Somehow, luckily, fate is on my side. My two pieces slip in under the Air China limit, with the bike box weighing exactly 23.0kg. Phew!

With my stress-making gear gone, I’m a man of leisure.

I sit down with my mother, father, and sister Pip, to enjoy a leisurely, relaxing airport lunch.

Well, almost. A few days earlier, I had realised that my rear light didn’t work as advertised. When I stopped, it stopped. The light was a small thing, but I was worried about being mown down in a busy foreign city. Plus, then I’d find out if my not-so-expensive travel insurance actually worked, or not.

The bike shop in Melbourne sent an urgent replacement light on Sunday. But it is now Wednesday and I haven’t received it yet. I phone NZ Post and discover that the courier has tried to deliver the light twice, to who-knows-where. My sister will pick it up from the depot on her way home. But as my plane leaves in several hours, I’ll have to make do with the faulty unit.

Chance also has it that my recent-ex-flatmate Hamish is sitting a couple of seats away, with an old friend. Both are keen surfers, and about to fly to Indonesia to catch some big waves. For Hamish, it’s a well deserved break before settling down to the serious business of child-raising.

I say Hi, in the way that you greet someone who you used to see everyday. We’d shared an amazing house and the extreme highs and lows of everyday life. And now each of the flatmates had gone their separate ways, to do something awesome. It was an amiable breakup, yet it’s strange to see him now, in his new role as a passing acquaintance.

Inevitably it comes time to board the plane.

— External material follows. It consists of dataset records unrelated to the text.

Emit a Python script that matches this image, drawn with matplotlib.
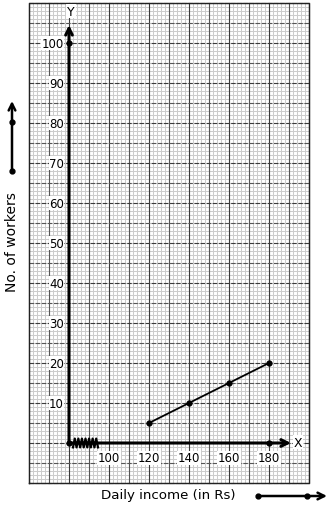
import matplotlib
import matplotlib.pyplot as plt
import numpy as np

matplotlib.use("Agg")

# data
income = [120, 140, 160, 180]
workers = [5, 10, 15, 20]
x_ticks = [100, 120, 140, 160, 180]
y_ticks = [10, 20, 30, 40, 50, 60, 70, 80, 90, 100]
axis_dots_x = [80, 180, 80]
axis_dots_y = [0, 0, 100]

# graph paper extent (data units)
x_lo, x_hi = 60, 200
y_lo, y_hi = -10, 110

fig = plt.figure(figsize=(3.32, 5.10), dpi=100)
ax = fig.add_axes([0, 0, 1, 1])
ax.set_xlim(45.5, 211.5)
ax.set_ylim(-16.5, 111)
ax.axis("off")

# minor grid
for xv in np.arange(x_lo, x_hi + 0.1, 2):
    ax.plot([xv, xv], [y_lo, y_hi], color="#cccccc", lw=0.75, zorder=1)
for yv in np.arange(y_lo, y_hi + 0.1, 1):
    ax.plot([x_lo, x_hi], [yv, yv], color="#cccccc", lw=0.75, zorder=1)
# major grid: vertical solid, horizontal dashed
for i, xv in enumerate(np.arange(x_lo, x_hi + 0.1, 10)):
    c = "#3a3a3a" if i % 2 == 0 else "#555555"
    ax.plot([xv, xv], [y_lo, y_hi], color=c, lw=0.8, zorder=2)
for i, yv in enumerate(np.arange(y_lo, y_hi + 0.1, 5)):
    c = "#3a3a3a" if i % 2 == 0 else "#555555"
    ax.plot([x_lo, x_hi], [yv, yv], color=c, lw=0.8, ls=(0, (4, 1.5)), zorder=2)
ax.plot([x_lo, x_hi, x_hi, x_lo, x_lo], [y_lo, y_lo, y_hi, y_hi, y_lo],
        color="#222222", lw=1.0, zorder=2)

# axes with arrows
ax.annotate("", xy=(80, 104.5), xytext=(80, 0),
            arrowprops=dict(arrowstyle="->", lw=2.2, color="black",
                            mutation_scale=12, shrinkA=0, shrinkB=0), zorder=5)
ax.annotate("", xy=(191, 0), xytext=(80, 0),
            arrowprops=dict(arrowstyle="->", lw=2.2, color="black",
                            mutation_scale=12, shrinkA=0, shrinkB=0), zorder=5)
ax.text(81, 108, "Y", ha="center", va="center", fontsize=9,
        bbox=dict(fc="white", ec="none", pad=0.5), zorder=6)
ax.text(194.5, 0.2, "X", ha="center", va="center", fontsize=9,
        bbox=dict(fc="white", ec="none", pad=0.5), zorder=6)

# axis break zigzag
zx = np.linspace(82, 94.5, 15)
zy = np.where(np.arange(15) % 2 == 0, -1.1, 1.1)
ax.plot(zx, zy, color="black", lw=1.6, zorder=6)

# tick labels
for v in y_ticks:
    ax.text(77.5, v, str(v), ha="right", va="center", fontsize=8.5,
            bbox=dict(fc="white", ec="none", pad=0.3), zorder=6)
for v in x_ticks:
    ax.text(v, -3.7, str(v), ha="center", va="center", fontsize=8.5,
            bbox=dict(fc="white", ec="none", pad=0.3), zorder=6)

# data line
ax.plot(income, workers, color="black", lw=1.3, marker="o", ms=3.5, zorder=7)
ax.plot(axis_dots_x, axis_dots_y, ls="none", marker="o", ms=3.5,
        color="black", zorder=7)

# axis titles with direction arrows
ax.text(51.5, 50.5, "No. of workers", rotation=90, ha="center", va="center",
        fontsize=10)
ax.annotate("", xy=(51.5, 85.5), xytext=(51.5, 68),
            arrowprops=dict(arrowstyle="->", lw=1.8, color="black",
                            mutation_scale=12, shrinkA=0, shrinkB=0))
ax.plot([51.5, 51.5], [68, 80.25], ls="none", marker="o", ms=3.5, color="black")

ax.text(129.5, -13, "Daily income (in Rs)", ha="center", va="center", fontsize=9.6)
ax.annotate("", xy=(209, -13.25), xytext=(174.5, -13.25),
            arrowprops=dict(arrowstyle="->", lw=1.8, color="black",
                            mutation_scale=12, shrinkA=0, shrinkB=0))
ax.plot([174.5, 199], [-13.25, -13.25], ls="none", marker="o", ms=3.5, color="black")

fig.savefig("out.png", dpi=100)
plt.close(fig)
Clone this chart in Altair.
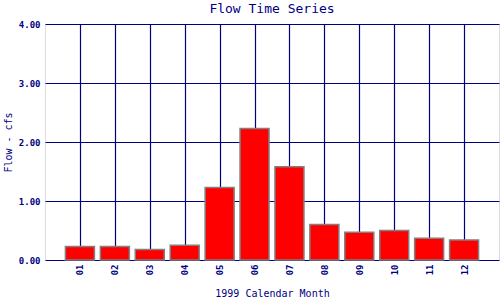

My sister gives me a big, teary hug, and says some strange words that she’s never said before. Mum and Dad come over to the departure gate, and I cry as I bid them farewell. My parents are getting old and I wondered if they will be still be around, when, and if, I come home.

And then I’m through the gate and we’re off.

The flight to Melbourne is smooth, but cramped.

The Qantas crew play the aisle equivalent of flying faders or Alexei Sayle’s. Their trollies tease from afar as they attempt to juggle meal delivery with their clients’ need to ‘freshen-up’.

And it seems that no matter how much airplane technology evolves – bigger wings, quieter engines – any increase in leg room remains just out of reach.

At Melbourne, I skip Duty Free and head over to the music shop. The salesman there manages to sell me a bassy Bluetooth speaker, which I hope to affix to the front of the Troll. The water-resistant Braven BRV-1 is fairly heavy, but I hope that it will do double duty as a cache battery. And I imagine the traffic parting like the Red Sea, as I fire shots into it from my bass cannon.

I sit in the departure lounge for a while, sure that I have forgotten something, but not sure what. When it finally becomes time to board my flight to China, I suddenly realise that I don’t have any foreign currency! Luckily I find an exchange counter a few metres away and make my flight with a thick wad of Yuan.

On the plane, a young musician sits down next to me.

She’s friendly and rocking a big axe, and I hope that we can be rockstars together. But she is clearly tired from all the after parties and soon passes out face-first into her meal tray.

With conversation off the table, I focus my attention on the small TV screen in front of me. There, a sequence of corny nature scenes are watermarked with the China Central Television (CCTV) logo. Mercifully, the watery scenes are accompanied by smooth, Hardcastle-esque, jams. A relaxing partnership, I make myself as comfortable as possible for the eleven-and-a-half hour flight ahead.